INFORMATION SUPPLIED:
▬▬▬▬▬▬▬▬▬▬

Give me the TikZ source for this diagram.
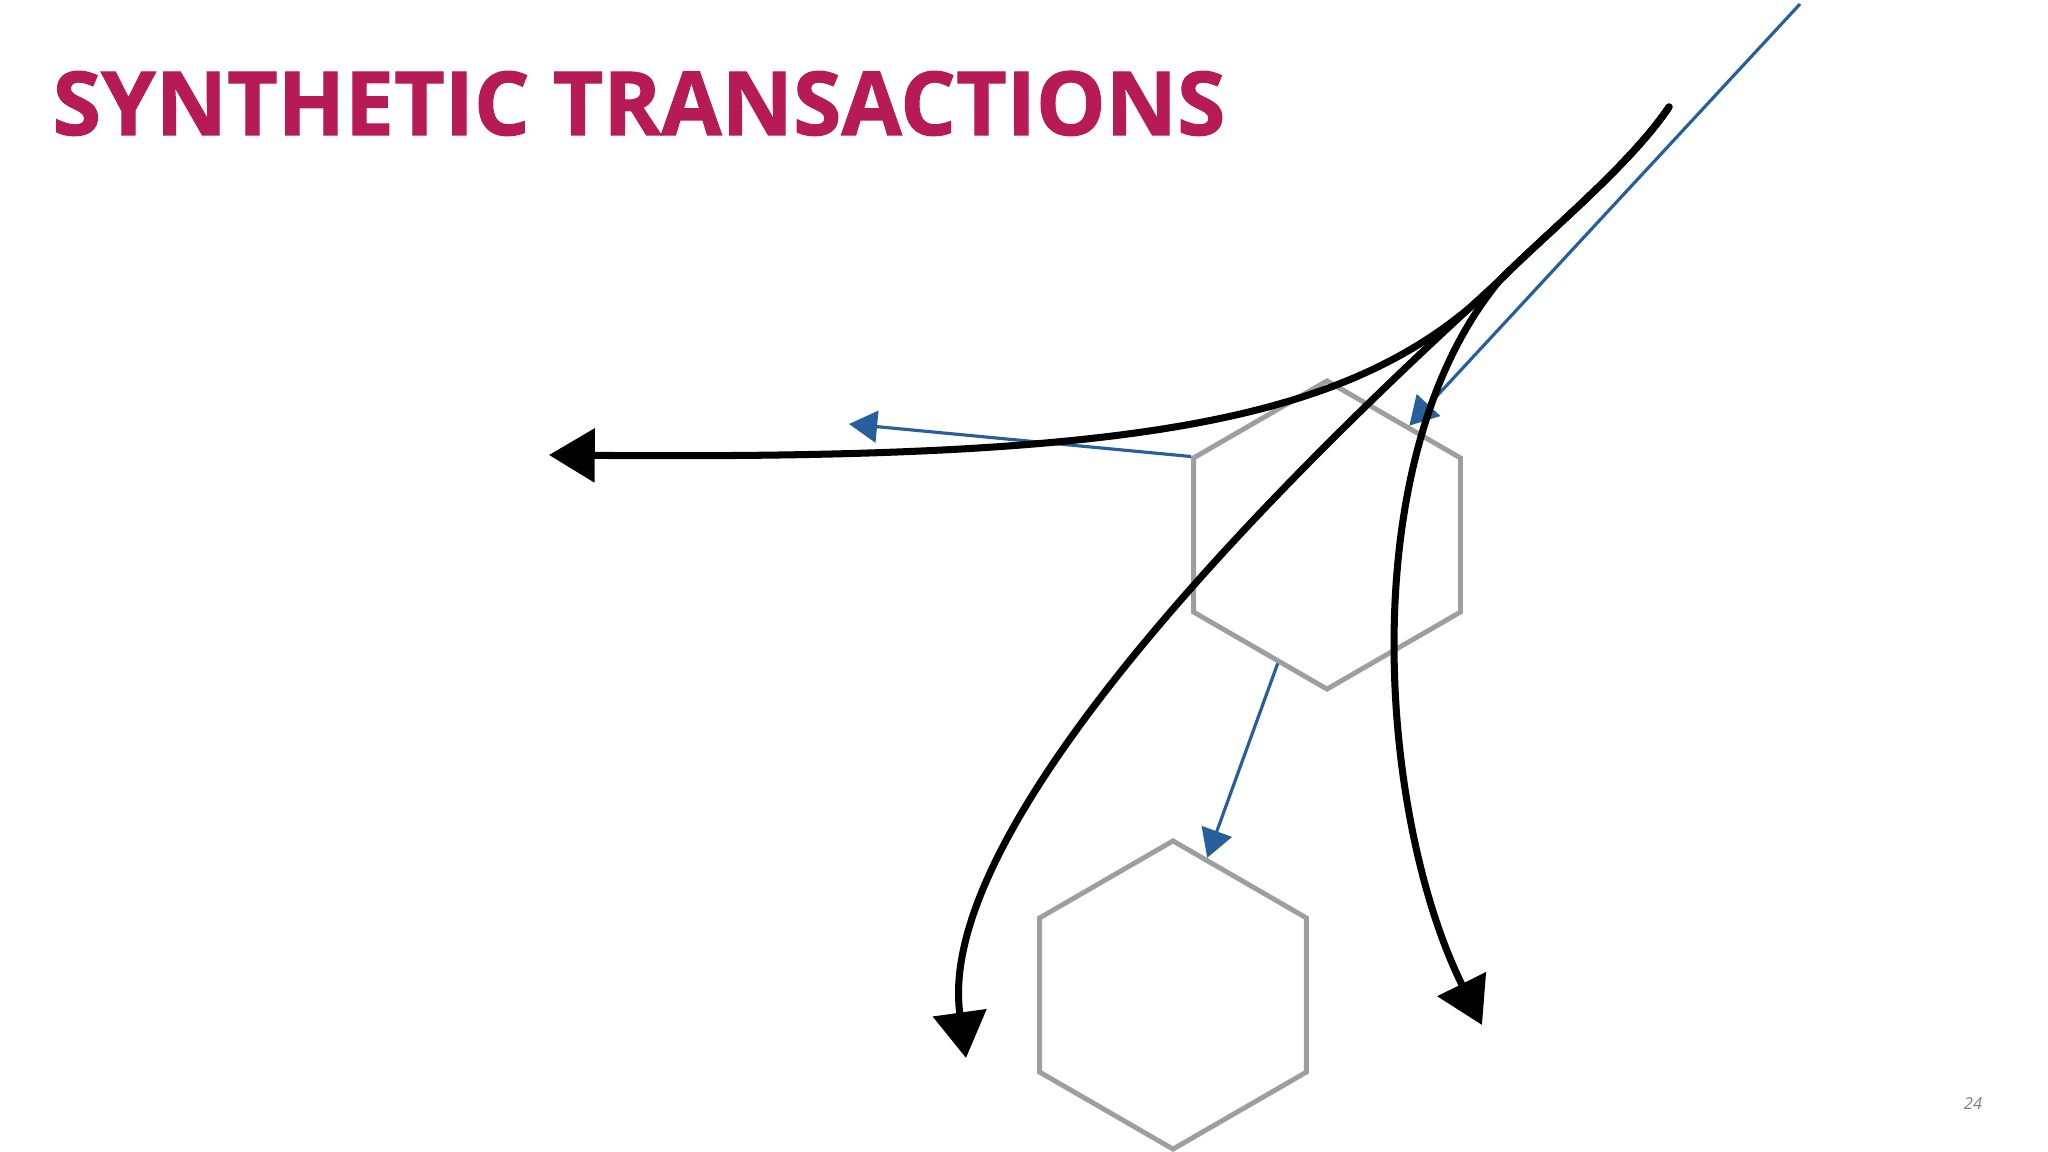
\documentclass[tikz,border=0pt]{standalone}
\usepackage{graphicx}
\usepackage{fontspec}
\setmainfont{Open Sans}
\newfontfamily\titlefont[FakeBold=1.2]{Open Sans Bold}
\usetikzlibrary{arrows.meta,shapes.geometric}
\definecolor{titlered}{RGB}{183,27,85}
\definecolor{probeblue}{RGB}{38,95,155}
\definecolor{hexgray}{RGB}{158,158,158}
\begin{document}
\begin{tikzpicture}[
		x=0.01cm,y=-0.01cm,
		hexa/.style={regular polygon,regular polygon sides=6,shape border rotate=30,draw=hexgray,line width=1.4pt,minimum size=3.08cm,inner sep=0pt},
		flow/.style={line width=2pt,line cap=round,-{Triangle[length=13pt,width=15pt]}},
		probe/.style={probeblue,line width=0.9pt,-{Triangle[length=8pt,width=9pt]}}
	]
	\useasboundingbox (0,0) rectangle (2048,1152);
	\node[anchor=base west,inner sep=0pt,text=titlered] (T) at (52,135) {
		\resizebox{11.72cm}{0.64cm}{\titlefont SYNTHETIC TRANSACTIONS}
	};
	\node[text=gray,font=\itshape\fontsize{4.7}{5}\selectfont] (P) at (1973,1104) {24};
	\node[hexa] (U) at (1327,535) {};
	\node[hexa] (B) at (1173,995) {};
	\coordinate (S) at (1669,107);
	\coordinate (J) at (1500,280);
	\coordinate (EL) at (549,455);
	\coordinate (EM) at (966,1058);
	\coordinate (ER) at (1482,1025);
	\coordinate (Q) at (1800,4);
	\coordinate (W) at (849,424);
	\draw[probe] (U.150) -- (W);
	\draw[probe] (Q) -- (U.53);
	\draw[probe] (U.249) -- (B.76);
	\draw[flow] (S) .. controls (1630,165) and (1550,230) .. (J) .. controls (1360,420) and (1150,460) .. (EL);
	\draw[flow] (S) .. controls (1630,165) and (1550,230) .. (J) .. controls (1380,390) and (930,800) .. (EM);
	\draw[flow] (S) .. controls (1630,165) and (1550,230) .. (J) .. controls (1350,460) and (1380,820) .. (ER);
\end{tikzpicture}
\end{document}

▬▬▬▬▬▬▬▬▬▬

EXERCISE DIRECTIONS:
Restate the listing above word for word, and skip the pictures.

WRITTEN SOLUTION:
Give me the TikZ source for this diagram.
\documentclass[tikz,border=0pt]{standalone}
\usepackage{graphicx}
\usepackage{fontspec}
\setmainfont{Open Sans}
\newfontfamily\titlefont[FakeBold=1.2]{Open Sans Bold}
\usetikzlibrary{arrows.meta,shapes.geometric}
\definecolor{titlered}{RGB}{183,27,85}
\definecolor{probeblue}{RGB}{38,95,155}
\definecolor{hexgray}{RGB}{158,158,158}
\begin{document}
\begin{tikzpicture}[
		x=0.01cm,y=-0.01cm,
		hexa/.style={regular polygon,regular polygon sides=6,shape border rotate=30,draw=hexgray,line width=1.4pt,minimum size=3.08cm,inner sep=0pt},
		flow/.style={line width=2pt,line cap=round,-{Triangle[length=13pt,width=15pt]}},
		probe/.style={probeblue,line width=0.9pt,-{Triangle[length=8pt,width=9pt]}}
	]
	\useasboundingbox (0,0) rectangle (2048,1152);
	\node[anchor=base west,inner sep=0pt,text=titlered] (T) at (52,135) {
		\resizebox{11.72cm}{0.64cm}{\titlefont SYNTHETIC TRANSACTIONS}
	};
	\node[text=gray,font=\itshape\fontsize{4.7}{5}\selectfont] (P) at (1973,1104) {24};
	\node[hexa] (U) at (1327,535) {};
	\node[hexa] (B) at (1173,995) {};
	\coordinate (S) at (1669,107);
	\coordinate (J) at (1500,280);
	\coordinate (EL) at (549,455);
	\coordinate (EM) at (966,1058);
	\coordinate (ER) at (1482,1025);
	\coordinate (Q) at (1800,4);
	\coordinate (W) at (849,424);
	\draw[probe] (U.150) -- (W);
	\draw[probe] (Q) -- (U.53);
	\draw[probe] (U.249) -- (B.76);
	\draw[flow] (S) .. controls (1630,165) and (1550,230) .. (J) .. controls (1360,420) and (1150,460) .. (EL);
	\draw[flow] (S) .. controls (1630,165) and (1550,230) .. (J) .. controls (1380,390) and (930,800) .. (EM);
	\draw[flow] (S) .. controls (1630,165) and (1550,230) .. (J) .. controls (1350,460) and (1380,820) .. (ER);
\end{tikzpicture}
\end{document}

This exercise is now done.